I am sorry you are going through this. It can be hard to make life changing decisions. I was my bf’s Maid/Matron of Honor in 2003, and we have been bf for 20 yrs, and she but when I moved away almost two years ago it has gotten harder for us to find time to talk. She is always busy and when I call I get the same response, “I am busy call you back” and a week goes by then a month and still no word. Honestly, it has been this was since she got married. So when I got engaged I didn’t ask her to be my Maid/Matron of Honor I asked my youngest sister. I have 4 sisters and 2 nieces so they are my bridal party. Distance can be hard on all relationships not just bf/gf. I personally would ask her about it. Yes, it might start an argument, but if you are bf I feel she owes you an explanation. If my bf asks me I will tell her it is because she is never available and I know I won’t be able to count on her if I need her to do something. Plus I tried to ask and if I couldn’t even get 5 minutes to ask her then I know how the next 8 months will go. I had to reasons for asking her, one because she is my bf and two because I hated choosing between my sisters, but we all talked about it so I fell better. 
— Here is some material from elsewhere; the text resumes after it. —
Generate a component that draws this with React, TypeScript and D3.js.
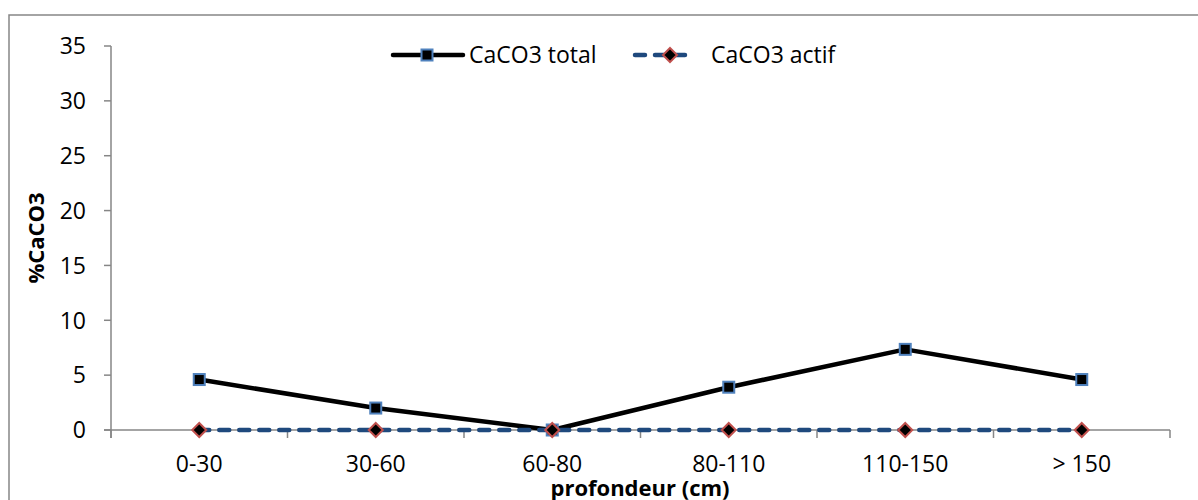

Sorry to vent on your post I just wanted to share with you my story and how I went through a similar situation. Good luck on making the decision on whether or not to attend the wedding. I would talk it over with Darling Husband and ask his feelings about your job opportunity verses giving it up to go to her wedding.

 

 

Post # 7
Member
5075 posts
Bee Keeper
  • Wedding: October 2012

If you don’t go will you regret it years from now?

Post # 8
Member
27 posts
Newbee
  • Wedding: August 2012

I had a similar situation.  i went to the wedding (the church bit) but not the reception, knew someone else getting married same day (not a close friend or anything) so went to that reception instead.  She wasnt very happy but I felt ok that at least i showed up for the main bit.

Post # 10
Member
16 posts
Newbee

You should probably go if you two are close enough friends that you asked her to be your Maid/Matron of Honor. If the friendship has deteriorated, however and neither of you have made much of an effort to keep the friendship going strong, I think you have some good excuses not to show up. I take it you’d have to travel for the wedding, and you also have this program that requires mandatory attendence. You may travel the whole way to her wedding, only to find her stand offish like she has been to you lately. This will definitely make you regret making the trip. I would honestly assess your friendship, is it worth it? Is it worth traveling, and missing a class, IF she were to just ignore you the whole time? It’s your call. Either way, definitely send a gift.

Post # 13
Member
672 posts
Busy bee
  • Wedding: October 2012

@erin_michelle:  I am sorry that you are feeling this way. I know that I personally had to just let our friendship fizzle away because I was tired of feeling the way she was making me feel. I think that her being a mom and wife along with working part time has just made her too busy for everyone else. Then you add the distance (me in OR and her in AZ) into the mix and it just got to be too much for her. It is sad, but I am not a priority in her life anymore so I am learning to move on. I will find a new bf one day, for now I am happy with it being my Fiance. Good luck sorting everything out. If you need to chat feel free to private message me anytime. 

Post # 14
Member
515 posts
Busy bee

I might be the only one but I feel like taking that class for your job is more important. I think trying to do things to maintain/advance in your job is a higher priority than skipping that opportunity to go to a one day event. That’s just me though.

Post # 15
Member
139 posts
Blushing bee
  • Wedding: December 2012

Don’t go !!!take the the accounting program is a great opportunity

Post # 16
Member
3104 posts
Sugar bee
  • Wedding: May 2016

I think she’s being pretty clear about her feelings for you tho in a pretty passive aggressive way. Tell her now, right away about the course. It will seem like bs a bit, but it’s clear that she doesn’t value the friendship. I live away from a lot of my friends but still make time for the ones who matter.